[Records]

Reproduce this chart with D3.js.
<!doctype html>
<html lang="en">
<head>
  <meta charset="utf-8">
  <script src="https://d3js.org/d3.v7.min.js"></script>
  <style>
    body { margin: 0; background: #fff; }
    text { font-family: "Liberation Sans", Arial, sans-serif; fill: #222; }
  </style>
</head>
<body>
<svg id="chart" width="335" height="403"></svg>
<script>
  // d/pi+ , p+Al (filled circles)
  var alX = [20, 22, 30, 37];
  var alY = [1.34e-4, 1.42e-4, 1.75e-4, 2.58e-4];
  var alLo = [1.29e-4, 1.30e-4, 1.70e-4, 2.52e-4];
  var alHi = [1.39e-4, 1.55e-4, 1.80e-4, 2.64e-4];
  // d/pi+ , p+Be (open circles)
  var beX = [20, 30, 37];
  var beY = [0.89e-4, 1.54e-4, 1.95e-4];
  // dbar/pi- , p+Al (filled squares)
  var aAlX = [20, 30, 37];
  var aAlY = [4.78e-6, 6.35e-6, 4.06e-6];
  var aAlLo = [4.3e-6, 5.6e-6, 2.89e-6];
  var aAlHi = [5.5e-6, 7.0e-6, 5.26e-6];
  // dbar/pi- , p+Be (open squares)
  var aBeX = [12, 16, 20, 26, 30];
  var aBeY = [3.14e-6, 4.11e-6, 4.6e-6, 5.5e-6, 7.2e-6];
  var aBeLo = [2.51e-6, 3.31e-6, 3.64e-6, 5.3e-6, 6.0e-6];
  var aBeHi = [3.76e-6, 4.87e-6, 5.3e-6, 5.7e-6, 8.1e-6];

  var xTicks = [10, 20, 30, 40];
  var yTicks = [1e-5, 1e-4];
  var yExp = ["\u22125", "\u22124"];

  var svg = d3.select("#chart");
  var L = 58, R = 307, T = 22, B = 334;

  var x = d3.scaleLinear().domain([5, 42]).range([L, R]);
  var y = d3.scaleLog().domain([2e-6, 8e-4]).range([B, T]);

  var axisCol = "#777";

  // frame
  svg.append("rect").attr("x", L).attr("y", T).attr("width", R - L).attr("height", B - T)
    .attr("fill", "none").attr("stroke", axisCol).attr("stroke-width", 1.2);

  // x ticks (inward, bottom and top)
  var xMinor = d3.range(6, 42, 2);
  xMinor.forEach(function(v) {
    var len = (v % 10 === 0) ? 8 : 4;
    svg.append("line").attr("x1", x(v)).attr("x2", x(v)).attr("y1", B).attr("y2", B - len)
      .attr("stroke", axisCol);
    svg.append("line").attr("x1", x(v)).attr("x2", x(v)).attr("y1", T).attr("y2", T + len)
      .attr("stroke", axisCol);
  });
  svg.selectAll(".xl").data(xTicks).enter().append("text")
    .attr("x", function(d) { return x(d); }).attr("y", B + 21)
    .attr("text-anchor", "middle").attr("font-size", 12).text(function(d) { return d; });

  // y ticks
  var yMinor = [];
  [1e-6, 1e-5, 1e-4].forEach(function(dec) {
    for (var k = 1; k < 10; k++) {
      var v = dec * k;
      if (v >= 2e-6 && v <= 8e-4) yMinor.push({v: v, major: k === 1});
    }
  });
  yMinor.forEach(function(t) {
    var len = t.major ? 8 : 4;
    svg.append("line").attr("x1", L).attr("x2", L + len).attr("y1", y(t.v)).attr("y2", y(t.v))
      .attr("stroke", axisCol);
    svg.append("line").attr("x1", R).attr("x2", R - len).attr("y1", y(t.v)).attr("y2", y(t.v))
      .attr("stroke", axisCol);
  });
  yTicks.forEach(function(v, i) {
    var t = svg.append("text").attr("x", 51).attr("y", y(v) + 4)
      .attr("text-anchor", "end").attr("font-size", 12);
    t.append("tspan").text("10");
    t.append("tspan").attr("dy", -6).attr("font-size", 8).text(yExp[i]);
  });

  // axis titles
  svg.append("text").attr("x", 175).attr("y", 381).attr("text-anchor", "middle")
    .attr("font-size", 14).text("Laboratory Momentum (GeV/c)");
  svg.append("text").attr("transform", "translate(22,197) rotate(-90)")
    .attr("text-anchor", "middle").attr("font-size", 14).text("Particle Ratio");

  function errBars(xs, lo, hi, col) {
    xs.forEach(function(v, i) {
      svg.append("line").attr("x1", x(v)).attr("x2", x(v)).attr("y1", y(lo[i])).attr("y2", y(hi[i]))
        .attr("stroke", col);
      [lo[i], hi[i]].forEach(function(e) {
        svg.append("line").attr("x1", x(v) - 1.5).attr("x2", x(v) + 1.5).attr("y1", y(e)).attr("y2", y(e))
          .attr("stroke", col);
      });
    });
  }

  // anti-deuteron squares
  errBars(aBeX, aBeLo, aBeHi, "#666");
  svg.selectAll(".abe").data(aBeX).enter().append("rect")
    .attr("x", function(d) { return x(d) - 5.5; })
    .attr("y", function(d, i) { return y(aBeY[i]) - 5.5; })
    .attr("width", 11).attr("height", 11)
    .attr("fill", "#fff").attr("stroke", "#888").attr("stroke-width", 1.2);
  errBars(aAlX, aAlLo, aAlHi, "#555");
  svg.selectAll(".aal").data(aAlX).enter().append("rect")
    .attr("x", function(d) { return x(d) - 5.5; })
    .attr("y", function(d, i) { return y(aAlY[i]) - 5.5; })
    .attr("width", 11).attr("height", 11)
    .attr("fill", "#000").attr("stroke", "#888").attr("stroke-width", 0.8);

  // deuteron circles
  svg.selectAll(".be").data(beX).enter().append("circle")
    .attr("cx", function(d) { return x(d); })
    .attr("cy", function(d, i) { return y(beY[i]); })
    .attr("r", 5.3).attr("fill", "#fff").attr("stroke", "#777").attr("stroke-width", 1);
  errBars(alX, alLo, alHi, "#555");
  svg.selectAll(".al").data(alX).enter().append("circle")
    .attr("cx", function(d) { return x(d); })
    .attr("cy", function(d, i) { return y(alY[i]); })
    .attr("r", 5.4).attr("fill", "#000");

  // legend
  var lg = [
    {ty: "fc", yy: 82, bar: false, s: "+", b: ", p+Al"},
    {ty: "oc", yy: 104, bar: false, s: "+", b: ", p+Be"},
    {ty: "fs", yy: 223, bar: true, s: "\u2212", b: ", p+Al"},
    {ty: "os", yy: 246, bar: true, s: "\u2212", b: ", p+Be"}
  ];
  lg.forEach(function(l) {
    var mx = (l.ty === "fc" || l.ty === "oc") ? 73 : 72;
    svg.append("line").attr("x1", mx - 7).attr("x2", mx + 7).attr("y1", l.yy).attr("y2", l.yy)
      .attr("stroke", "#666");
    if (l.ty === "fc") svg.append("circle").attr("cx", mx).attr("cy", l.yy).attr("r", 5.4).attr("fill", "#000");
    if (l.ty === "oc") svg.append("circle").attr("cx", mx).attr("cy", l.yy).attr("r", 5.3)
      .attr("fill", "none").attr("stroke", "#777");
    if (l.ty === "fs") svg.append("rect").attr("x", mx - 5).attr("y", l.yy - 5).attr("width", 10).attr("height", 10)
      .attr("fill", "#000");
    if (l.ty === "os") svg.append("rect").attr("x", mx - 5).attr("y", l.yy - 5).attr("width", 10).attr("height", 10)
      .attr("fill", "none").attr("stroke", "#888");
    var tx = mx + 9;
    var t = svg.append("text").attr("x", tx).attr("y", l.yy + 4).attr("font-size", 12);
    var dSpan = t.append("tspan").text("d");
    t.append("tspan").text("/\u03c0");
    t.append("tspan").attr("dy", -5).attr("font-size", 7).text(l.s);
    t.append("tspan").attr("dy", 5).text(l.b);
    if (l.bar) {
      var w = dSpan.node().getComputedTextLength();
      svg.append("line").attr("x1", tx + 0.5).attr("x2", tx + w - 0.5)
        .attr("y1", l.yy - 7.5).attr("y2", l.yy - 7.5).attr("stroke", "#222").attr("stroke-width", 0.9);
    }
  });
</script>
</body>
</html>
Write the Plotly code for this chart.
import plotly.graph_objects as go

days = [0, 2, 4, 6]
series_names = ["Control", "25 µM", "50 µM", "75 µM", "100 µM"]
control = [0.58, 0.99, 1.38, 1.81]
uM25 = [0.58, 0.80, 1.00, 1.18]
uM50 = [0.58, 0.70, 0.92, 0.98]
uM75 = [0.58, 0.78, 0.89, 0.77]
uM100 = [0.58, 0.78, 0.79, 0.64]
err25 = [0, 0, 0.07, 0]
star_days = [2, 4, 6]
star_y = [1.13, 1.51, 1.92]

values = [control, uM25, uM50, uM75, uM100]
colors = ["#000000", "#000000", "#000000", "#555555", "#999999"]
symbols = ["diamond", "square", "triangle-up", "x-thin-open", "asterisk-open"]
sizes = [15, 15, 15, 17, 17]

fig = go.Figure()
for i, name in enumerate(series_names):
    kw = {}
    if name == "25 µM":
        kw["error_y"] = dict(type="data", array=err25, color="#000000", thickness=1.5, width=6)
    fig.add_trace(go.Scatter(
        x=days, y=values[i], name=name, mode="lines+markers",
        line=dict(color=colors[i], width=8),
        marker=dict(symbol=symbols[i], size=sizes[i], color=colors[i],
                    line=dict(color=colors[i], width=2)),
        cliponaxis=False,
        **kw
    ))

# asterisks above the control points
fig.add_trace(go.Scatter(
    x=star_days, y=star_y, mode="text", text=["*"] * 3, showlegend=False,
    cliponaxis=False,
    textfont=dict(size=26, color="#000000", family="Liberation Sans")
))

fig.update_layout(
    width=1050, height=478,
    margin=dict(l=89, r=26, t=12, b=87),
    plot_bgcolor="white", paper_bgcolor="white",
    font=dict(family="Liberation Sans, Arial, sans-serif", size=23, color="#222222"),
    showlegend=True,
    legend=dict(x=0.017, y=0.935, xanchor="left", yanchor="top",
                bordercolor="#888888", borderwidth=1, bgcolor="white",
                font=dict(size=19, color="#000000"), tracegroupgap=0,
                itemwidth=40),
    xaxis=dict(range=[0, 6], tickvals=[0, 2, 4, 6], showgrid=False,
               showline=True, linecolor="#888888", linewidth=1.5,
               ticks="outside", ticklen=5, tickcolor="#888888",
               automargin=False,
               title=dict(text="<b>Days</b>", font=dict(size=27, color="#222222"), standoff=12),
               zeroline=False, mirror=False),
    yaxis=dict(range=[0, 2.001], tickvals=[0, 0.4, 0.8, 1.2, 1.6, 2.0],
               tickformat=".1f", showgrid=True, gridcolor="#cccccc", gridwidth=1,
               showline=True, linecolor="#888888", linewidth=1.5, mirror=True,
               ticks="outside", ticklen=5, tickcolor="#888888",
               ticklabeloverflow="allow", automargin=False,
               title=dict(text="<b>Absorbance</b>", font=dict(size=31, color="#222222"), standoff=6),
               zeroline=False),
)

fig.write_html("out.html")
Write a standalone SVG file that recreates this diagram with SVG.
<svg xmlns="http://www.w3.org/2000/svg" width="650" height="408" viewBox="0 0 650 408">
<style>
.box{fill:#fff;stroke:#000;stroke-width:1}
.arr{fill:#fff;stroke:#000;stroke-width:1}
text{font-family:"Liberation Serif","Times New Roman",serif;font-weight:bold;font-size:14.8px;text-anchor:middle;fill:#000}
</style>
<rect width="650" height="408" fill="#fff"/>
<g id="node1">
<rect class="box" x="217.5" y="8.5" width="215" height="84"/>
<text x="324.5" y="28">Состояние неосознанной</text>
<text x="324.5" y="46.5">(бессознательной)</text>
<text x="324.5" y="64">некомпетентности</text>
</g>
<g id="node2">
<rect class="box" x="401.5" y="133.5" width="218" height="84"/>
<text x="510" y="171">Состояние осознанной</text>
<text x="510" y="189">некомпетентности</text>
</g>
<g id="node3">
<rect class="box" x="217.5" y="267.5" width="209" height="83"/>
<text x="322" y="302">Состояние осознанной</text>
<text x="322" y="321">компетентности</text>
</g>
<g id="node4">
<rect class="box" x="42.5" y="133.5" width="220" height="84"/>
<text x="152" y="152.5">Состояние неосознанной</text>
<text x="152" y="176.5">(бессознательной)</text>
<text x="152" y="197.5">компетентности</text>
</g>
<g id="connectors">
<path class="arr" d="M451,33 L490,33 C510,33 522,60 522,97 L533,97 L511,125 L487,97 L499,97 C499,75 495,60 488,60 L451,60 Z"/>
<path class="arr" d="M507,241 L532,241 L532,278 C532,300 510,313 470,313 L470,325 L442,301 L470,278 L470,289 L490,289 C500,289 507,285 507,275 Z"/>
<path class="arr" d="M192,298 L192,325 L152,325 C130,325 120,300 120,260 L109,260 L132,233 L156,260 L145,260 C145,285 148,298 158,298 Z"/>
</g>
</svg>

#### [WORK TO DO]
Gather every line from the listing above in which the word "with" appears.

#### [THE RESPONSE]
Reproduce this chart with D3.js.
Write a standalone SVG file that recreates this diagram with SVG.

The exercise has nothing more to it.